What to do next: Visit the Google Micro-Moments site for insight into mobile CRO.
11 – Analyze & A/B Test
Remember the importance of analytics in understanding your mobile audience. You’re already collecting data on desktop users, figuring out which pages attract them, which pages send them away and what actions they take while they’re on your site. For good mobile conversion rates, do the same for your mobile traffic.
Google Analytics helps you segment those using phones, tablets, and desktop computers. You can add other metrics to further drill down into your audience. The more insight you have, the better you will be able to handle mobile CRO tasks.
A/B testing goes hand in hand with analytics. Whether you’re using exit overlays or split testing, it’s essential to continue to optimize for mobile by giving users different options for buttons, CTAs, interfaces, and more. Continuous testing means you can take a data-driven approach to mobile CRO rather than relying just on intuition.

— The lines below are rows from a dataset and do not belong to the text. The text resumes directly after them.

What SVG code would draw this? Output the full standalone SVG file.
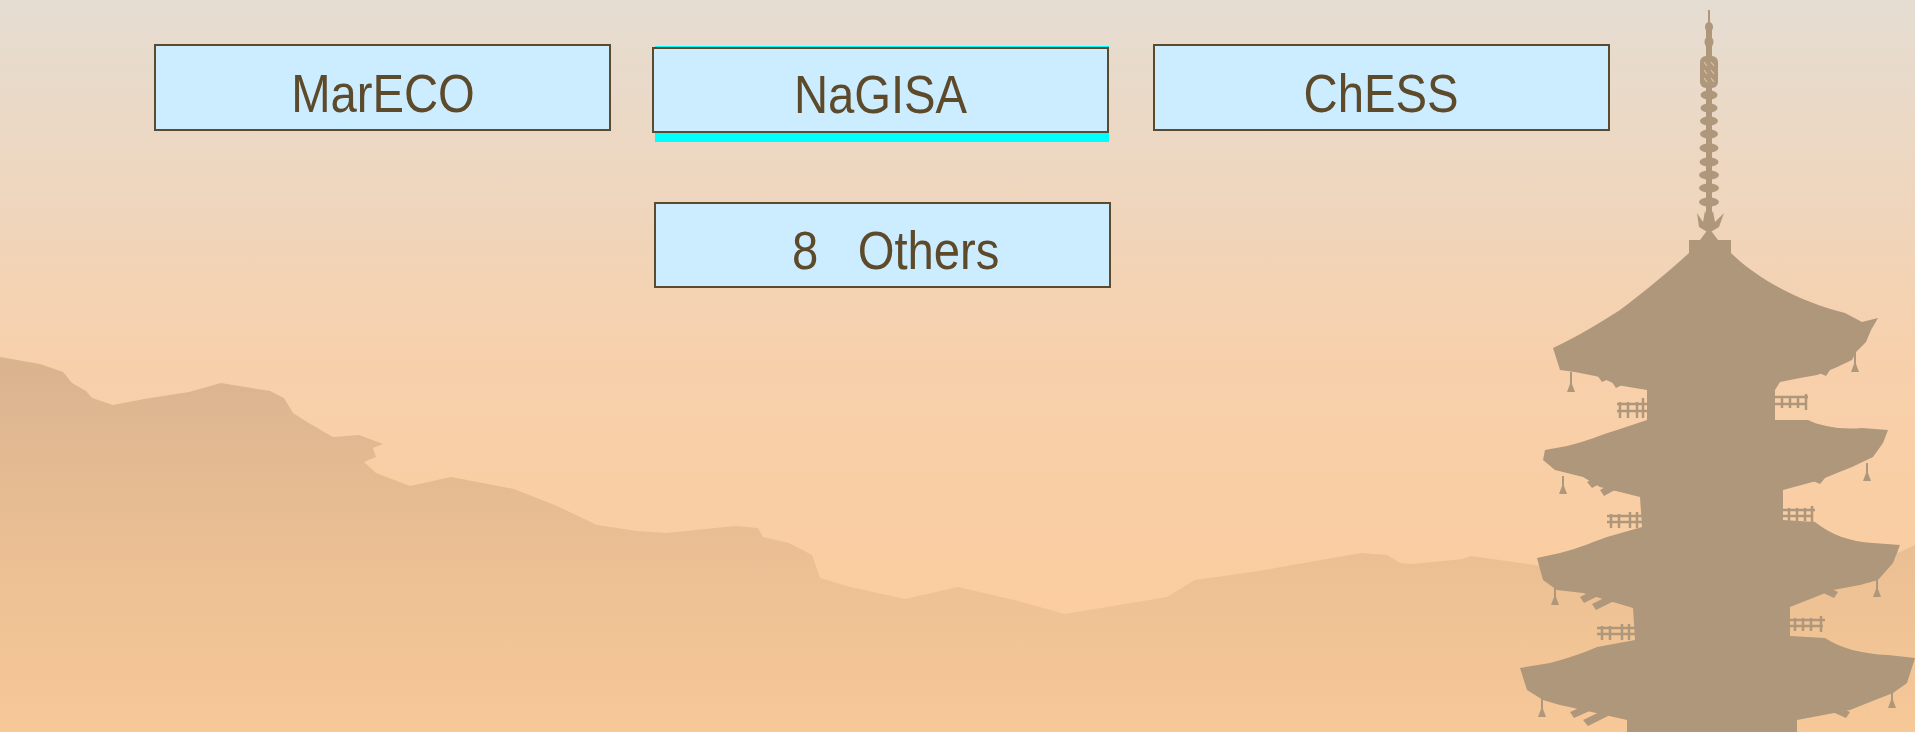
<svg xmlns="http://www.w3.org/2000/svg" width="1915" height="732" viewBox="0 0 1915 732">
  <defs>
    <linearGradient id="sky" x1="0" y1="0" x2="0" y2="732" gradientUnits="userSpaceOnUse">
      <stop offset="0" stop-color="#E5DDD2"/>
      <stop offset="0.22" stop-color="#EDD7C1"/>
      <stop offset="0.5" stop-color="#F7D0AB"/>
      <stop offset="1" stop-color="#FDCB99"/>
    </linearGradient>
    <linearGradient id="hill" x1="0" y1="357" x2="0" y2="732" gradientUnits="userSpaceOnUse">
      <stop offset="0" stop-color="#DAB38F"/>
      <stop offset="0.6" stop-color="#EDC194"/>
      <stop offset="1" stop-color="#F7C898"/>
    </linearGradient>
    <style>
      .box { fill: #CCECFF; stroke: #5A4A30; stroke-width: 2; }
      .lbl { font-family: "Liberation Sans", Arial, sans-serif; font-size: 54px; fill: #5C4A2A; }
      .pg { fill: #AE977B; }
      .pgl { fill: none; stroke: #AE977B; stroke-width: 2.5; }
    </style>
  </defs>

  <!-- sky -->
  <rect x="0" y="0" width="1915" height="732" fill="url(#sky)"/>

  <!-- hills -->
  <path fill="url(#hill)" d="M0,357 L40,364 L63,372 L72,383 L86,391 L92,398 L113,405 L144,399 L189,392 L221,383 L270,391 L284,398 L293,413 L307,422 L333,437 L359,435 L383,444 L373,448 L376,457 L364,462 L376,473 L410,486 L451,477 L514,489 L557,506 L597,525 L637,531 L666,533 L735,526 L758,528 L763,537 L789,543 L812,555 L820,578 L850,587 L905,599 L958,587 L1014,600 L1065,614 L1167,597 L1195,580 L1259,571 L1361,553 L1387,555 L1400,563 L1412,564 L1463,559 L1471,556 L1534,565 L1600,570 L1880,556 L1900,552 L1915,545 L1915,732 L0,732 Z"/>

  <!-- pagoda -->
  <g id="pagoda">
    <!-- spire -->
    <rect class="pg" x="1708" y="10" width="2" height="22"/>
    <rect class="pg" x="1706" y="30" width="6" height="200"/>
    <ellipse class="pg" cx="1709" cy="27" rx="4" ry="5"/>
    <ellipse class="pg" cx="1709" cy="42" rx="4.5" ry="5.5"/>
    <rect class="pg" x="1700" y="56" width="18" height="32" rx="6"/>
    <path d="M1704,62 L1707,66 M1704,70 L1707,74 M1704,78 L1707,82 M1711,62 L1714,66 M1711,70 L1714,74 M1711,78 L1714,82" stroke="#D9C3A8" stroke-width="1.2" fill="none"/>
    <ellipse class="pg" cx="1709" cy="95" rx="8.5" ry="4.5"/>
    <ellipse class="pg" cx="1709" cy="108" rx="8.5" ry="4.5"/>
    <ellipse class="pg" cx="1709" cy="121" rx="9" ry="4.5"/>
    <ellipse class="pg" cx="1709" cy="134" rx="9" ry="4.5"/>
    <ellipse class="pg" cx="1709" cy="148" rx="9.5" ry="4.5"/>
    <ellipse class="pg" cx="1709" cy="162" rx="9.5" ry="4.5"/>
    <ellipse class="pg" cx="1709" cy="175" rx="10" ry="4.5"/>
    <ellipse class="pg" cx="1709" cy="188" rx="10" ry="4.5"/>
    <ellipse class="pg" cx="1709" cy="202" rx="10" ry="4.5"/>
    <path class="pg" d="M1697,213 L1703,222 L1705,211 L1709,219 L1713,211 L1715,222 L1724,213 L1719,227 L1709,233 L1699,227 Z"/>

    <!-- main silhouette -->
    <path class="pg" d="M1689,240 L1700,240 L1709,228 L1718,240 L1731,240 L1731,253
      C1762,283 1805,303 1845,313 L1862,322 L1878,318 L1871,330 L1866,342 L1856,352 L1852,360
      L1835,368 L1817,375 L1800,378 L1780,382 L1775,390 L1775,420 L1808,420
      C1820,426 1840,430 1862,428 L1888,430 L1883,443 L1873,457 L1852,467 L1837,473 L1820,480 L1783,490
      L1783,520 L1815,522 C1830,534 1850,542 1873,543 L1900,545 L1893,563 L1878,580 L1860,585 L1833,590 L1790,607
      L1790,636 L1825,638 C1840,648 1862,654 1888,655 L1915,658 L1907,683 L1893,693 L1870,702 L1850,710 L1797,720
      L1797,732 L1627,732 L1627,720 L1583,710 L1560,705 L1543,700 L1527,690 L1520,668
      L1550,663 C1570,658 1585,652 1597,647 L1635,640 L1633,608 L1583,593 L1557,590 L1543,580 L1537,558
      L1560,553 C1580,548 1595,541 1607,537 L1642,527 L1640,497 L1600,487 L1583,477 L1555,470 L1543,460 L1545,450
      L1567,446 C1585,442 1600,435 1617,430 L1647,420 L1647,390 L1617,385 L1600,377 L1575,372 L1560,370 L1553,348
      C1580,335 1600,323 1620,310 C1640,295 1665,275 1689,253 Z"/>

    <!-- eave brackets -->
    <path class="pg" d="M1597,375 L1615,368 L1620,374 L1602,382 Z M1612,382 L1628,374 L1632,380 L1616,388 Z
      M1587,482 L1605,472 L1610,478 L1592,488 Z M1600,490 L1618,480 L1622,486 L1604,496 Z
      M1580,597 L1598,588 L1602,594 L1584,603 Z M1592,604 L1612,594 L1616,600 L1596,610 Z
      M1570,712 L1590,703 L1594,709 L1574,718 Z M1583,720 L1604,710 L1608,716 L1588,726 Z
      M1830,370 L1812,362 L1808,368 L1826,376 Z
      M1825,478 L1805,470 L1802,476 L1820,484 Z
      M1838,592 L1820,584 L1817,590 L1834,598 Z
      M1850,712 L1830,703 L1826,709 L1846,718 Z"/>

    <!-- hanging bells -->
    <path class="pg" d="M1570,372 h2 v12 l3,8 h-8 l3,-8 z M1854,352 h2 v12 l3,8 h-8 l3,-8 z
      M1562,476 h2 v10 l3,8 h-8 l3,-8 z M1866,463 h2 v10 l3,8 h-8 l3,-8 z
      M1554,586 h2 v11 l3,8 h-8 l3,-8 z M1876,578 h2 v11 l3,8 h-8 l3,-8 z
      M1541,699 h2 v10 l3,8 h-8 l3,-8 z M1891,689 h2 v11 l3,8 h-8 l3,-8 z"/>

    <!-- balcony railings -->
    <path class="pgl" d="M1617,404 H1647 M1617,411 H1647 M1620,402 V418 M1628,402 V418 M1637,402 V418 M1643,398 V418"/>
    <path class="pgl" d="M1775,397 H1808 M1775,404 H1805 M1782,396 V408 M1790,396 V408 M1798,396 V408 M1806,394 V410"/>
    <path class="pgl" d="M1607,516 H1642 M1607,522 H1642 M1611,514 V528 M1619,514 V528 M1630,512 V528 M1637,512 V528"/>
    <path class="pgl" d="M1783,510 H1815 M1783,516 H1813 M1789,508 V521 M1797,508 V521 M1805,508 V521 M1812,506 V522"/>
    <path class="pgl" d="M1597,628 H1635 M1597,634 H1635 M1602,626 V640 M1610,626 V640 M1622,624 V640 M1629,624 V640"/>
    <path class="pgl" d="M1788,620 H1825 M1788,626 H1823 M1795,618 V631 M1803,618 V631 M1811,618 V631 M1821,616 V632"/>
  </g>

  <!-- nodes -->
  <g id="node-mareco">
    <rect class="box" x="155" y="45" width="455" height="85"/>
    <text class="lbl" text-anchor="middle" transform="translate(383,112) scale(0.875,1)">MarECO</text>
  </g>

  <g id="node-nagisa">
    <rect x="655" y="46" width="454" height="96" fill="#00FFFF"/>
    <rect class="box" x="653" y="48" width="455" height="84" stroke="#4B4A3E" stroke-width="2.5"/>
    <text class="lbl" text-anchor="middle" transform="translate(880.5,113) scale(0.875,1)">NaGISA</text>
  </g>

  <g id="node-chess">
    <rect class="box" x="1154" y="45" width="455" height="85"/>
    <text class="lbl" text-anchor="middle" transform="translate(1381,112) scale(0.875,1)">ChESS</text>
  </g>

  <g id="node-others">
    <rect class="box" x="655" y="203" width="455" height="84"/>
    <text class="lbl" xml:space="preserve" transform="translate(792,269) scale(0.875,1)">8   Others</text>
  </g>

  <g id="connectors"/>
</svg>
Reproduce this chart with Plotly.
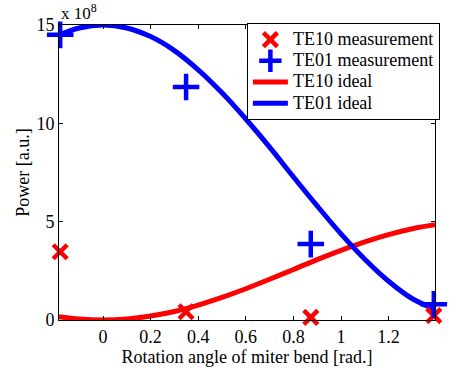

What to do next: Create hypotheses about what to improve based on the mobile analytics data you have collected. A/B test to see if you are right.
Time to Optimize It Right, for Mobile!
Follow the steps in this CRO for mobile guide to understand what’s working well for your mobile visitors and what you need to fix. That will give you a head start on increasing mobile conversions on specific landing pages and across your site as a whole.
Take everything into account and implement the mobile eCommerce conversion rate optimization strategies. Smartly use your marketing tools like landing page builder, popup tool, analytics & testing tool, and other apps to get more conversions plus sales.